The listing below should be printed exactly, every line of it. Skip the pictures.

┏━━

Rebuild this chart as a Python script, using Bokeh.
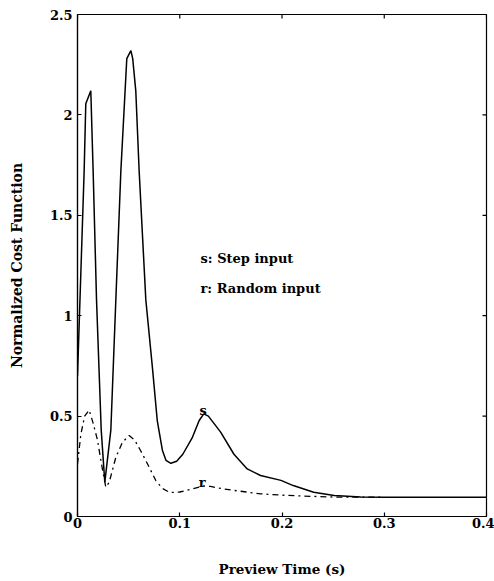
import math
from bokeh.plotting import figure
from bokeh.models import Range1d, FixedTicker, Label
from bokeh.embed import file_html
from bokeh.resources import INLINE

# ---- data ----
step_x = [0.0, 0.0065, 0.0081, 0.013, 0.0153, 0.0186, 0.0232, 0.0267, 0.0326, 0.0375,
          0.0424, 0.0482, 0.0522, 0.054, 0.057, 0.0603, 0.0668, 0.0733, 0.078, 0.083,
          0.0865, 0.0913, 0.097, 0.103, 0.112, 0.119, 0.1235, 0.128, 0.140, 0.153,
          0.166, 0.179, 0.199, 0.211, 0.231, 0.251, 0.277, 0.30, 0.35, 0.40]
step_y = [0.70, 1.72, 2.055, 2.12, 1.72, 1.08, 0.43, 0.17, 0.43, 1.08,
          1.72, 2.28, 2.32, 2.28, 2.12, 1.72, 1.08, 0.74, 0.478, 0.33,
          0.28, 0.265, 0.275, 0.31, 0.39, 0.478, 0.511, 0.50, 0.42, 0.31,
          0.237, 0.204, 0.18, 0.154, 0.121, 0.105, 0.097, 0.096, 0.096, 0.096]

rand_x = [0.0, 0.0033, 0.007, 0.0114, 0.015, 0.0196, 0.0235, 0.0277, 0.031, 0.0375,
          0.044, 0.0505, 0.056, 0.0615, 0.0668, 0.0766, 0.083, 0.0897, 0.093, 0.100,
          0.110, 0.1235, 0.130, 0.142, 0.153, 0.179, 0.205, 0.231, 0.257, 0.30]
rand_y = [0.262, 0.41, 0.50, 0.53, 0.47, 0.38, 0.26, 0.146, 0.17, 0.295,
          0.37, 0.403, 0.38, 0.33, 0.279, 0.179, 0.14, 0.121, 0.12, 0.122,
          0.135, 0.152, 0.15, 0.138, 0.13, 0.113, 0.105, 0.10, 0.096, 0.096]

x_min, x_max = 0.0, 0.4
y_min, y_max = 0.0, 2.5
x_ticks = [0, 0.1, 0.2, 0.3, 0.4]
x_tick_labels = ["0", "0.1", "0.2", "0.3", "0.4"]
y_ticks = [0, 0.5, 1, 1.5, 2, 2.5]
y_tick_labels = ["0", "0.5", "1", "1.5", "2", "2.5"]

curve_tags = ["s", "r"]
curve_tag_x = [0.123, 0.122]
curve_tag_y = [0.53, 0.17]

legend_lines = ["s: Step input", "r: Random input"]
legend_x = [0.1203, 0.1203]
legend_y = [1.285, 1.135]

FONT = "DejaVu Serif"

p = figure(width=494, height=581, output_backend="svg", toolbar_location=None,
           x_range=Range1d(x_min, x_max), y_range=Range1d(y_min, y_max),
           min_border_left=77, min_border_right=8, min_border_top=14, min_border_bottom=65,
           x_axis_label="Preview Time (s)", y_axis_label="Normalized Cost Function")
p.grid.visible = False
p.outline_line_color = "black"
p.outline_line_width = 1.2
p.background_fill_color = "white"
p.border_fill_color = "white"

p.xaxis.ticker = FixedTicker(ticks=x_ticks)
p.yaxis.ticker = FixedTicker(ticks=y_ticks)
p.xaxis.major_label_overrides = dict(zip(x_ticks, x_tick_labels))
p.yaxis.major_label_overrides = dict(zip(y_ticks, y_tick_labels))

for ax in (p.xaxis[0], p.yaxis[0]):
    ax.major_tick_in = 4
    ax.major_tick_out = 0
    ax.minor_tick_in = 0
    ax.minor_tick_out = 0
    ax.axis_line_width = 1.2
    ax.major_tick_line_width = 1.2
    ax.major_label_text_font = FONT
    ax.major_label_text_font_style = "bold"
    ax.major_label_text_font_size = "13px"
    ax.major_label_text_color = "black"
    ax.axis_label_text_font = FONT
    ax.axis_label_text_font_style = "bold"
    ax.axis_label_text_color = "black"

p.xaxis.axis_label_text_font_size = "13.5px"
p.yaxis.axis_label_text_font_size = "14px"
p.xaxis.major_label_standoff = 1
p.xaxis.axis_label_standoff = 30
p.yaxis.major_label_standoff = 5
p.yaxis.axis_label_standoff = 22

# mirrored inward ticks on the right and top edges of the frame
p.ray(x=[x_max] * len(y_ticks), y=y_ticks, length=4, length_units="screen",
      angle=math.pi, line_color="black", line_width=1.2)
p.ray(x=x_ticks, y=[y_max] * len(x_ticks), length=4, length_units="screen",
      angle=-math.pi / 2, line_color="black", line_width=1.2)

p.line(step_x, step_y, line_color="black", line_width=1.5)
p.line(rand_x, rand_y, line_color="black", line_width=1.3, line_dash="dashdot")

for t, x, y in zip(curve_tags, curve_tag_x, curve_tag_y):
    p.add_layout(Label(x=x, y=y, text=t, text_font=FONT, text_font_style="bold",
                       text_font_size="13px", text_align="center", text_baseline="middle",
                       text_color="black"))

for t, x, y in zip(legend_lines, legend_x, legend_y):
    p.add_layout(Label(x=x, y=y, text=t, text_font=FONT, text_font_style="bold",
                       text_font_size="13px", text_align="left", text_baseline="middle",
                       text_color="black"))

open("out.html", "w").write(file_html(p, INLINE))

┗━━

- RESULT
Rebuild this chart as a Python script, using Bokeh.
import math
from bokeh.plotting import figure
from bokeh.models import Range1d, FixedTicker, Label
from bokeh.embed import file_html
from bokeh.resources import INLINE

# ---- data ----
step_x = [0.0, 0.0065, 0.0081, 0.013, 0.0153, 0.0186, 0.0232, 0.0267, 0.0326, 0.0375,
          0.0424, 0.0482, 0.0522, 0.054, 0.057, 0.0603, 0.0668, 0.0733, 0.078, 0.083,
          0.0865, 0.0913, 0.097, 0.103, 0.112, 0.119, 0.1235, 0.128, 0.140, 0.153,
          0.166, 0.179, 0.199, 0.211, 0.231, 0.251, 0.277, 0.30, 0.35, 0.40]
step_y = [0.70, 1.72, 2.055, 2.12, 1.72, 1.08, 0.43, 0.17, 0.43, 1.08,
          1.72, 2.28, 2.32, 2.28, 2.12, 1.72, 1.08, 0.74, 0.478, 0.33,
          0.28, 0.265, 0.275, 0.31, 0.39, 0.478, 0.511, 0.50, 0.42, 0.31,
          0.237, 0.204, 0.18, 0.154, 0.121, 0.105, 0.097, 0.096, 0.096, 0.096]

rand_x = [0.0, 0.0033, 0.007, 0.0114, 0.015, 0.0196, 0.0235, 0.0277, 0.031, 0.0375,
          0.044, 0.0505, 0.056, 0.0615, 0.0668, 0.0766, 0.083, 0.0897, 0.093, 0.100,
          0.110, 0.1235, 0.130, 0.142, 0.153, 0.179, 0.205, 0.231, 0.257, 0.30]
rand_y = [0.262, 0.41, 0.50, 0.53, 0.47, 0.38, 0.26, 0.146, 0.17, 0.295,
          0.37, 0.403, 0.38, 0.33, 0.279, 0.179, 0.14, 0.121, 0.12, 0.122,
          0.135, 0.152, 0.15, 0.138, 0.13, 0.113, 0.105, 0.10, 0.096, 0.096]

x_min, x_max = 0.0, 0.4
y_min, y_max = 0.0, 2.5
x_ticks = [0, 0.1, 0.2, 0.3, 0.4]
x_tick_labels = ["0", "0.1", "0.2", "0.3", "0.4"]
y_ticks = [0, 0.5, 1, 1.5, 2, 2.5]
y_tick_labels = ["0", "0.5", "1", "1.5", "2", "2.5"]

curve_tags = ["s", "r"]
curve_tag_x = [0.123, 0.122]
curve_tag_y = [0.53, 0.17]

legend_lines = ["s: Step input", "r: Random input"]
legend_x = [0.1203, 0.1203]
legend_y = [1.285, 1.135]

FONT = "DejaVu Serif"

p = figure(width=494, height=581, output_backend="svg", toolbar_location=None,
           x_range=Range1d(x_min, x_max), y_range=Range1d(y_min, y_max),
           min_border_left=77, min_border_right=8, min_border_top=14, min_border_bottom=65,
           x_axis_label="Preview Time (s)", y_axis_label="Normalized Cost Function")
p.grid.visible = False
p.outline_line_color = "black"
p.outline_line_width = 1.2
p.background_fill_color = "white"
p.border_fill_color = "white"

p.xaxis.ticker = FixedTicker(ticks=x_ticks)
p.yaxis.ticker = FixedTicker(ticks=y_ticks)
p.xaxis.major_label_overrides = dict(zip(x_ticks, x_tick_labels))
p.yaxis.major_label_overrides = dict(zip(y_ticks, y_tick_labels))

for ax in (p.xaxis[0], p.yaxis[0]):
    ax.major_tick_in = 4
    ax.major_tick_out = 0
    ax.minor_tick_in = 0
    ax.minor_tick_out = 0
    ax.axis_line_width = 1.2
    ax.major_tick_line_width = 1.2
    ax.major_label_text_font = FONT
    ax.major_label_text_font_style = "bold"
    ax.major_label_text_font_size = "13px"
    ax.major_label_text_color = "black"
    ax.axis_label_text_font = FONT
    ax.axis_label_text_font_style = "bold"
    ax.axis_label_text_color = "black"

p.xaxis.axis_label_text_font_size = "13.5px"
p.yaxis.axis_label_text_font_size = "14px"
p.xaxis.major_label_standoff = 1
p.xaxis.axis_label_standoff = 30
p.yaxis.major_label_standoff = 5
p.yaxis.axis_label_standoff = 22

# mirrored inward ticks on the right and top edges of the frame
p.ray(x=[x_max] * len(y_ticks), y=y_ticks, length=4, length_units="screen",
      angle=math.pi, line_color="black", line_width=1.2)
p.ray(x=x_ticks, y=[y_max] * len(x_ticks), length=4, length_units="screen",
      angle=-math.pi / 2, line_color="black", line_width=1.2)

p.line(step_x, step_y, line_color="black", line_width=1.5)
p.line(rand_x, rand_y, line_color="black", line_width=1.3, line_dash="dashdot")

for t, x, y in zip(curve_tags, curve_tag_x, curve_tag_y):
    p.add_layout(Label(x=x, y=y, text=t, text_font=FONT, text_font_style="bold",
                       text_font_size="13px", text_align="center", text_baseline="middle",
                       text_color="black"))

for t, x, y in zip(legend_lines, legend_x, legend_y):
    p.add_layout(Label(x=x, y=y, text=t, text_font=FONT, text_font_style="bold",
                       text_font_size="13px", text_align="left", text_baseline="middle",
                       text_color="black"))

open("out.html", "w").write(file_html(p, INLINE))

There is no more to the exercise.